Why Grow Figs in a Pot?
1. Your Winters Are Too Cold
Although some trees are more cold hardy than others, fig trees typically don't like temperatures below 15°F. This is when you'll start to see the trees dying back to the ground in some cases. Older trees will be tougher than younger trees that are only 1-2 years old.
If your harsh winter weather doesn't allow for in-ground fig planting, you can grow them in a pot! Growing a fig tree in a pot allows you to move that pot to spot where the temperatures are more favorable. You can move the pot inside during the winter and move it back outside once temperatures warm in the spring.
For the sake of not having a huge tree inside your house, I'd recommend letting the tree go dormant while outside during the fall months. The tree will lose its leaves and be much easier to move indoors. A light frost won't hurt it.
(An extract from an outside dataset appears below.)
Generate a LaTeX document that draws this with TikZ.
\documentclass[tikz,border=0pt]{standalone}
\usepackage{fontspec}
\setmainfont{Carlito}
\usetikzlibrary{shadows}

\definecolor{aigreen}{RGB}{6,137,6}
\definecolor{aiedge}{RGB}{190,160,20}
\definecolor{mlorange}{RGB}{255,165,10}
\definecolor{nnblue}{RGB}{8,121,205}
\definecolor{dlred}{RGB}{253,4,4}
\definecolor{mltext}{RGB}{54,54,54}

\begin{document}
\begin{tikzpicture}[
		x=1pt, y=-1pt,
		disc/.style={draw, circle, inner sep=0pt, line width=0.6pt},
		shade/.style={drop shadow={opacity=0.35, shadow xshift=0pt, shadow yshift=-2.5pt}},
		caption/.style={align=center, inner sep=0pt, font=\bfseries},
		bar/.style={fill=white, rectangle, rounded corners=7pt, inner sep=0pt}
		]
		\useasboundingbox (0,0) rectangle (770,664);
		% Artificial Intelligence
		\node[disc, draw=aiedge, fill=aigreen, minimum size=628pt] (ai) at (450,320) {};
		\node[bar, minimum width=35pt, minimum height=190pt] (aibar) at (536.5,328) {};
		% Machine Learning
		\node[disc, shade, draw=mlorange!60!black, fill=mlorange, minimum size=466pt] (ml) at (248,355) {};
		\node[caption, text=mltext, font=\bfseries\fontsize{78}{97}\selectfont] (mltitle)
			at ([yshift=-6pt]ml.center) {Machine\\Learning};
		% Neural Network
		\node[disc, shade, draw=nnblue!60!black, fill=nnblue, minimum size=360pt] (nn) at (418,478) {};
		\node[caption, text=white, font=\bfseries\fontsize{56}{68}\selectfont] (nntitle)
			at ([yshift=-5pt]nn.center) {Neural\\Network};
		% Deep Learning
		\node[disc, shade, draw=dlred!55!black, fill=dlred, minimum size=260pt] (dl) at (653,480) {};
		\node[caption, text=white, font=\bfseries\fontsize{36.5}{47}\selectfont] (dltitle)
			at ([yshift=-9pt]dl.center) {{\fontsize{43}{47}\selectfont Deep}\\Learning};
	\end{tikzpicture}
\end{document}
But be sure to get it indoors before you start having really cold temperatures.
2. You Don't Have Much Room
Maybe you want to start collecting fig varieties, but you don't have a huge backyard. In this case growing in pots would allow you to have more trees and more varieties. You'll still get to enjoy delicious figs from each of the potted trees, but you won't need a huge backyard to house them all.
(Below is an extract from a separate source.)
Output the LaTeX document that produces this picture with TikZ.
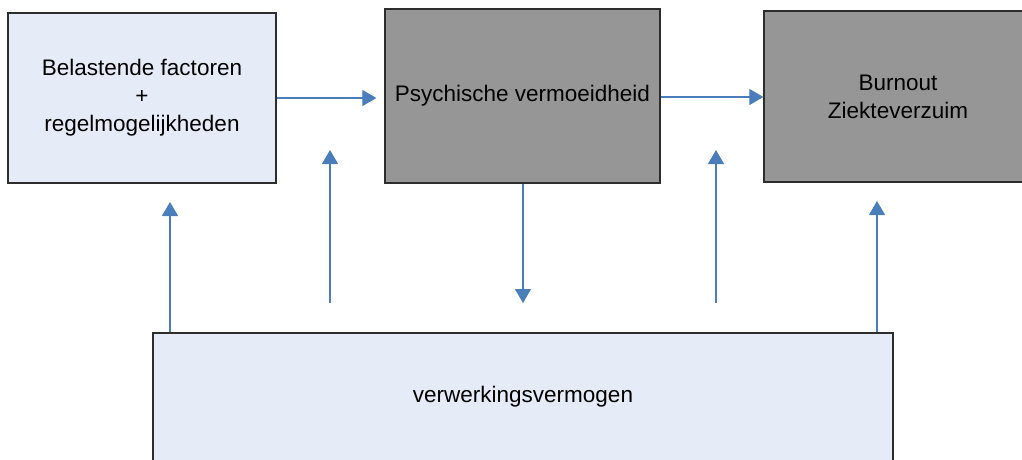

We've seen many growers over the years have all their fig trees in pots -- literally dozens of them! They'll often have them in a straight line or row on top of landscape fabric in their backyard. They also usually have a drip irrigation system feeding each individual pot.
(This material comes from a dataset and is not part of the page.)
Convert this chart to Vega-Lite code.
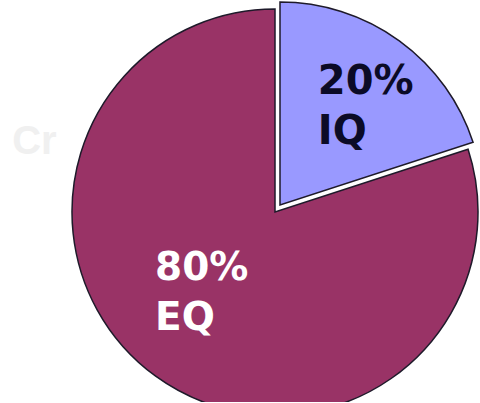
{
  "$schema": "https://vega.github.io/schema/vega-lite/v6.json",
  "width": 410,
  "height": 380,
  "padding": {"left": 70, "top": 22, "right": 0, "bottom": 0},
  "autosize": {"type": "none"},
  "background": "white",
  "view": {"stroke": null},
  "data": {
    "values": [
      {"category": "IQ", "share": 20, "label": "20%\nIQ", "rank": 1},
      {"category": "EQ", "share": 80, "label": "80%\nEQ", "rank": 2}
    ]
  },
  "transform": [
    {"stack": "share", "groupby": [], "sort": [{"field": "rank"}], "as": ["v0", "v1"]}
  ],
  "layer": [
    {
      "data": {"values": [{"mark": "Cr"}]},
      "transform": [],
      "mark": {"type": "text", "theta": 4.973, "radius": 272, "align": "left", "baseline": "middle", "font": "Liberation Sans", "fontWeight": "bold", "fontSize": 40, "color": "#f0f0f0"},
      "encoding": {"text": {"field": "mark"}}
    },
    {
      "transform": [{"filter": "datum.category == 'EQ'"}],
      "mark": {"type": "arc", "radius": 203, "fill": "#993366", "stroke": "#1e1a2a", "strokeWidth": 1.5},
      "encoding": {
        "theta": {"field": "v0", "type": "quantitative", "scale": {"domain": [0, 100]}},
        "theta2": {"field": "v1"}
      }
    },
    {
      "transform": [{"filter": "datum.category == 'IQ'"}],
      "mark": {"type": "arc", "radius": 203, "fill": "#9999ff", "stroke": "#1e1a2a", "strokeWidth": 1.5, "xOffset": 5, "yOffset": -7},
      "encoding": {
        "theta": {"field": "v0", "type": "quantitative", "scale": {"domain": [0, 100]}},
        "theta2": {"field": "v1"}
      }
    },
    {
      "transform": [{"filter": "datum.category == 'IQ'"}],
      "mark": {"type": "text", "radius": 106, "thetaOffset": 0.375, "xOffset": 4, "yOffset": -31, "align": "left", "baseline": "middle", "lineBreak": "\n", "lineHeight": 50, "font": "DejaVu Sans", "fontWeight": "bold", "fontSize": 40, "color": "#0b0b26"},
      "encoding": {
        "theta": {"field": "v0", "type": "quantitative", "scale": {"domain": [0, 100]}},
        "text": {"field": "label"}
      }
    },
    {
      "transform": [{"filter": "datum.category == 'EQ'"}],
      "mark": {"type": "text", "radius": 144.5, "thetaOffset": 2.864, "yOffset": -25, "align": "left", "baseline": "middle", "lineBreak": "\n", "lineHeight": 50, "font": "DejaVu Sans", "fontWeight": "bold", "fontSize": 39, "color": "#ffffff"},
      "encoding": {
        "theta": {"field": "v0", "type": "quantitative", "scale": {"domain": [0, 100]}},
        "text": {"field": "label"}
      }
    }
  ]
}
Just be sure to have a good labeling system if you go this route. I'd recommend putting a label into the soil of the pot, and also putting a limb tag label on the tree. You really can never have too many labels when you start collecting a bunch of different fig varieties.
3. You're (or "they're) Not Ready
The above two examples are situations where a pot will be the permanent home for a fig tree. But what if you just need to keep it in a pot temporarily until you're ready to put it in the ground. We often see this with new homesteaders who are clearing land and making room for a fruit orchard. They want to go ahead and get trees, but they don't quite have their spot ready.
To circle back to reason number one, you also might want to temporarily keep your fig tree in a pot if you live in zone 7. Older trees will usually survive the winter in zone 7, but younger trees won't. As a result, it's a good idea to grow your fig tree in a pot for a couple years before putting it in the ground.
Once you put that older tree in the ground, it will have a much better chance of surviving the winter without dying back each year. Here in zone 8b, we plant very young trees each spring with no issues. But this is not recommend for zone 7 and above where it gets much colder in the winter.
What Size Pot Do You Need for a Fig Tree?
This will largely depend on whether you're needing a permanent or a temporary home for your fig tree. In the case of reason #1 or #2, you'd be wanting a pot to be the permanent home for the tree. In the case of reason #3, you'd be wanting a pot to be the temporary home for the tree until your land was ready or the tree was old enough to be more cold hardy.
For trees where the pot will be the permanent home, my general rule is this: Use the biggest pot you can find, but that you can still move. You don't want a pot that's going to be too large and too heavy to move inside. But try and go as large as you can here. The larger the pot, the more extensive root system that fig tree will be able to have.
For trees where the pot will be the temporary home, there are a wide range of options. I've left trees in a 4"x9" pot for over a year and they always hit the ground running when we plant them in spring. You could certainly use a 3 gal or 5 gal pot if you have extras around your homestead. But if the pot is just a temporary home, there's no need to use a massive pot. That's just going to make in-ground planting harder in a year or two.